= What you need to do =
All the data should come back exactly as it was given.

>> START Supplied data

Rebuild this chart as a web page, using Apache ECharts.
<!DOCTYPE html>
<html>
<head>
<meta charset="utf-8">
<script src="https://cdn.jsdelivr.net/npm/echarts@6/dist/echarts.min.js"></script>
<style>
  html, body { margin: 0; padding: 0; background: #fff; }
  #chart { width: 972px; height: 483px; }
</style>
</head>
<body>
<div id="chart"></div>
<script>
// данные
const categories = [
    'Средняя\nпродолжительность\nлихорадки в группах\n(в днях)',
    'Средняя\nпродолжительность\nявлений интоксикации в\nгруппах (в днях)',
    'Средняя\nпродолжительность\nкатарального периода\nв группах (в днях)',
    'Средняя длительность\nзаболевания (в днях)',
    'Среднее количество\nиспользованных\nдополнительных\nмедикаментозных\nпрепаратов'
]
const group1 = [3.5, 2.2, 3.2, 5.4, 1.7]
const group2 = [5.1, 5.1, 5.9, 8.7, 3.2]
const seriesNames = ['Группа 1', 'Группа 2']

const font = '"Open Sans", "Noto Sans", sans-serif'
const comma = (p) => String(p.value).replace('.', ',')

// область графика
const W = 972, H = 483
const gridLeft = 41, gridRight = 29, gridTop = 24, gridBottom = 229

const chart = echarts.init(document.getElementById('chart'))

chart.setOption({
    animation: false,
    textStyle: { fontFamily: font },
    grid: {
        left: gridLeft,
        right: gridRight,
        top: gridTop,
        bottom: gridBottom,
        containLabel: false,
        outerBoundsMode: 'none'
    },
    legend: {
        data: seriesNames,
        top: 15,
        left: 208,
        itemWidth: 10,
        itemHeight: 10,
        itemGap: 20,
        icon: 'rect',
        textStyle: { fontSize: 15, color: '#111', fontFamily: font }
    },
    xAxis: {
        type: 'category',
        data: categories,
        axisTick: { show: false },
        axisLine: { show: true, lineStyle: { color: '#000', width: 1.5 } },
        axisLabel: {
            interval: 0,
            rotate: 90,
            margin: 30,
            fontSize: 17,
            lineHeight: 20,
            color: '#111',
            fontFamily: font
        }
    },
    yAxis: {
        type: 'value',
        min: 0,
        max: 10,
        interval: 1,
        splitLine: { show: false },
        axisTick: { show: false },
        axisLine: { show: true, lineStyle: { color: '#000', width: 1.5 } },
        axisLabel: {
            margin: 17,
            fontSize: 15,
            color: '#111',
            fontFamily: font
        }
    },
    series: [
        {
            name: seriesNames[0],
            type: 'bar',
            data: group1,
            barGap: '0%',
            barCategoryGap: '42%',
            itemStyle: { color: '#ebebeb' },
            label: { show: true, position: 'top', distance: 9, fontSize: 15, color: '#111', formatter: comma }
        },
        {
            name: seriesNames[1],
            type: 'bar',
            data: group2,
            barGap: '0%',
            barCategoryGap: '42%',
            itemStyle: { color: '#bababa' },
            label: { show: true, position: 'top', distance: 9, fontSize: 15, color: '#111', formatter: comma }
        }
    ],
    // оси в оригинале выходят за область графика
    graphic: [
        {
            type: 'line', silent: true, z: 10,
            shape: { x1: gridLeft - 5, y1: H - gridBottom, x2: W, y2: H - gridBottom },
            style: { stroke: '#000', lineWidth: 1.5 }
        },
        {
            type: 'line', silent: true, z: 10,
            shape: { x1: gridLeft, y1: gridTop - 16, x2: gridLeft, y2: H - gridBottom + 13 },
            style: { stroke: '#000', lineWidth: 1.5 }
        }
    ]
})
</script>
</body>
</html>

>> END Supplied data

= Solution for this exercise =
Rebuild this chart as a web page, using Apache ECharts.
<!DOCTYPE html>
<html>
<head>
<meta charset="utf-8">
<script src="https://cdn.jsdelivr.net/npm/echarts@6/dist/echarts.min.js"></script>
<style>
  html, body { margin: 0; padding: 0; background: #fff; }
  #chart { width: 972px; height: 483px; }
</style>
</head>
<body>
<div id="chart"></div>
<script>
// данные
const categories = [
    'Средняя\nпродолжительность\nлихорадки в группах\n(в днях)',
    'Средняя\nпродолжительность\nявлений интоксикации в\nгруппах (в днях)',
    'Средняя\nпродолжительность\nкатарального периода\nв группах (в днях)',
    'Средняя длительность\nзаболевания (в днях)',
    'Среднее количество\nиспользованных\nдополнительных\nмедикаментозных\nпрепаратов'
]
const group1 = [3.5, 2.2, 3.2, 5.4, 1.7]
const group2 = [5.1, 5.1, 5.9, 8.7, 3.2]
const seriesNames = ['Группа 1', 'Группа 2']

const font = '"Open Sans", "Noto Sans", sans-serif'
const comma = (p) => String(p.value).replace('.', ',')

// область графика
const W = 972, H = 483
const gridLeft = 41, gridRight = 29, gridTop = 24, gridBottom = 229

const chart = echarts.init(document.getElementById('chart'))

chart.setOption({
    animation: false,
    textStyle: { fontFamily: font },
    grid: {
        left: gridLeft,
        right: gridRight,
        top: gridTop,
        bottom: gridBottom,
        containLabel: false,
        outerBoundsMode: 'none'
    },
    legend: {
        data: seriesNames,
        top: 15,
        left: 208,
        itemWidth: 10,
        itemHeight: 10,
        itemGap: 20,
        icon: 'rect',
        textStyle: { fontSize: 15, color: '#111', fontFamily: font }
    },
    xAxis: {
        type: 'category',
        data: categories,
        axisTick: { show: false },
        axisLine: { show: true, lineStyle: { color: '#000', width: 1.5 } },
        axisLabel: {
            interval: 0,
            rotate: 90,
            margin: 30,
            fontSize: 17,
            lineHeight: 20,
            color: '#111',
            fontFamily: font
        }
    },
    yAxis: {
        type: 'value',
        min: 0,
        max: 10,
        interval: 1,
        splitLine: { show: false },
        axisTick: { show: false },
        axisLine: { show: true, lineStyle: { color: '#000', width: 1.5 } },
        axisLabel: {
            margin: 17,
            fontSize: 15,
            color: '#111',
            fontFamily: font
        }
    },
    series: [
        {
            name: seriesNames[0],
            type: 'bar',
            data: group1,
            barGap: '0%',
            barCategoryGap: '42%',
            itemStyle: { color: '#ebebeb' },
            label: { show: true, position: 'top', distance: 9, fontSize: 15, color: '#111', formatter: comma }
        },
        {
            name: seriesNames[1],
            type: 'bar',
            data: group2,
            barGap: '0%',
            barCategoryGap: '42%',
            itemStyle: { color: '#bababa' },
            label: { show: true, position: 'top', distance: 9, fontSize: 15, color: '#111', formatter: comma }
        }
    ],
    // оси в оригинале выходят за область графика
    graphic: [
        {
            type: 'line', silent: true, z: 10,
            shape: { x1: gridLeft - 5, y1: H - gridBottom, x2: W, y2: H - gridBottom },
            style: { stroke: '#000', lineWidth: 1.5 }
        },
        {
            type: 'line', silent: true, z: 10,
            shape: { x1: gridLeft, y1: gridTop - 16, x2: gridLeft, y2: H - gridBottom + 13 },
            style: { stroke: '#000', lineWidth: 1.5 }
        }
    ]
})
</script>
</body>
</html>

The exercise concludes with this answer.